Round Valley State Park
Weldel White Exhibit
Bivalve and Baskets
Sunday, April 15 and I am on my way to Burlington County Historical Society for the Sunday Lecture Series, today's topic Civil War Women.
Every week is an exciting week of things to do and places to go and this week was a perfect example. On Tuesday, my 55 State parks hiking pal, Barb Spector, my loyal Lab, Blizzard and I set out for Round Valley Recreational Park which is a sparkling reservoir nestled amidst gently sloping hills. It reminded me of Bali Hi - there was an exoctic quality to it. The sandy beach is pristine and the water CLEAR! They offer scuba lessons in the summer. We hiked around the lake then headed back home arguing with our gps the who way. She wanted us to take 95 through Pennsylvania and being a loyal New Jerseyan, I was determined to make my way to and fro via New Jersey highways even if they weren't direct, and they weren't. We ended up taking 130, 29, 287 then 78. Still, it is worth your time. Take a picnic lunch and spend the day.
On Wednesday it was off to Bivalve for more training for Museum service. The highlight for me this trip was the story of Noah Lambert's baskets. He did the whole process from going into the woods to fell the right trees, to shaving the strips to weave, and hundres of his baskets per season were suded by oystermen to take the oysters off the ships, floats and scows and put them into bags for loading into the trains. Speaking of trains, one of the article we were given for our reading homework, which I have to say, I have devoured and enjoyed and added to on my own, was an article on the trains as well as one on Noah Lambert Basketmaker. Also, one of the volunteer's ancestors was a ship carpenter and his tools were donated to the museum. The descendant, a man named Drew, showed us how some of the tools were used, in particular I remember how he said novice carpenters stood in empty wooden nail kegs to protect their shins and ankles as they learned to wield the adz between their feet on boards.
Last of all, on Friday, I went to the Villas to visit a cousin who has recently moved there from Pa. and we went to tour the Physick House, which I have been happy to visit on one or two other occasions. This time, the Carriage House also featrued an exhibit of photographs from Wndel White, whose other book, Small Towns, Black Towns, I bought at the Peter Mott House on an Underground Railroad tour once some years back. This exhibit was entitled Schools for the Colored. It was evocative and as you may know if you've read my blog for a time now, I am fascinated with one room and small schools and have visited many. These little schools and their hard-working and dedicated teachers have been the way out of poverty for many generations of children.

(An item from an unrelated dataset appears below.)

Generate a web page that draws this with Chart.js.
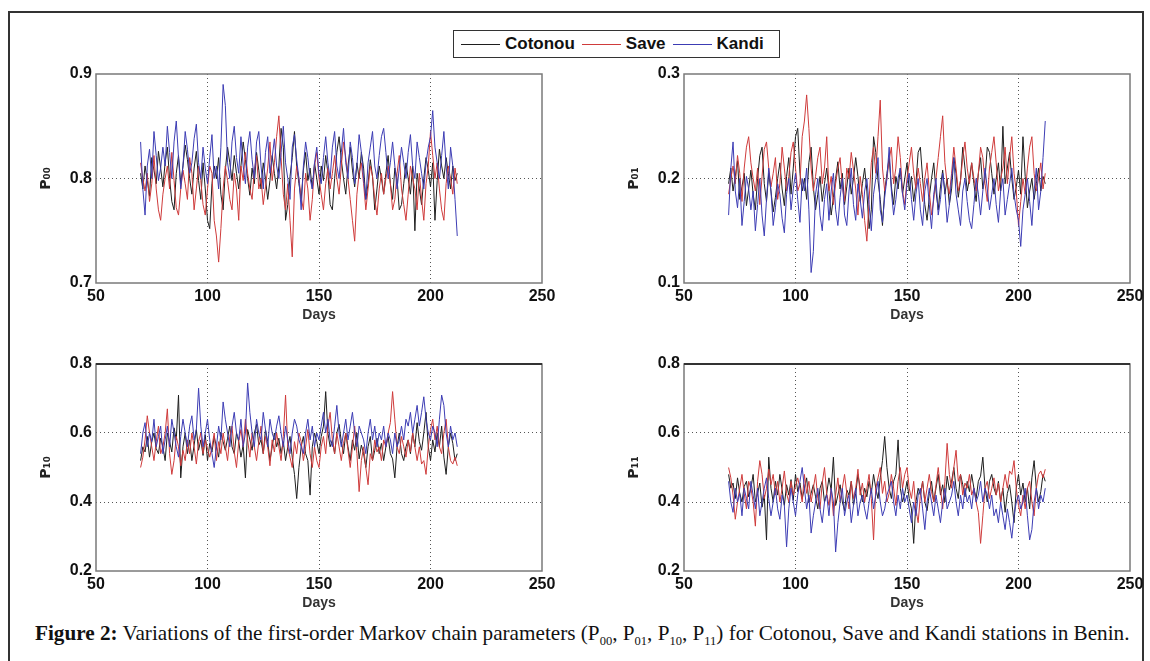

I alsways say the past is a great place to visit but I wouldn't want to live there and when I researched the photographs of oyster shuckers and the places they lived, that was brought home to me even more. By the way, one of the little one room schools I saw there and will try to find again was a prime example. I think it was in Shellpile, but I'm not sure. I haven't seen it for half a dozen years.
Happy Trails everyone! Sorry to say the Wendel White exhibit is now closed, I think but you may want to call. It was Jan 18 to April 14.
Off South Jersey topic, there have been a plethora of fascinating documentaries on the Titanic since this week was the anniversary of the tragic short life of that ship. My favorite quote from one of them was from a Belfast shipyard worker. Many in Ireland were not only mourning the loss of loved ones but felt shame that their great unskinkable ship went down on it's maiden voyage, but one fellow, interviewed about that said, "It was okay when it left Belfast."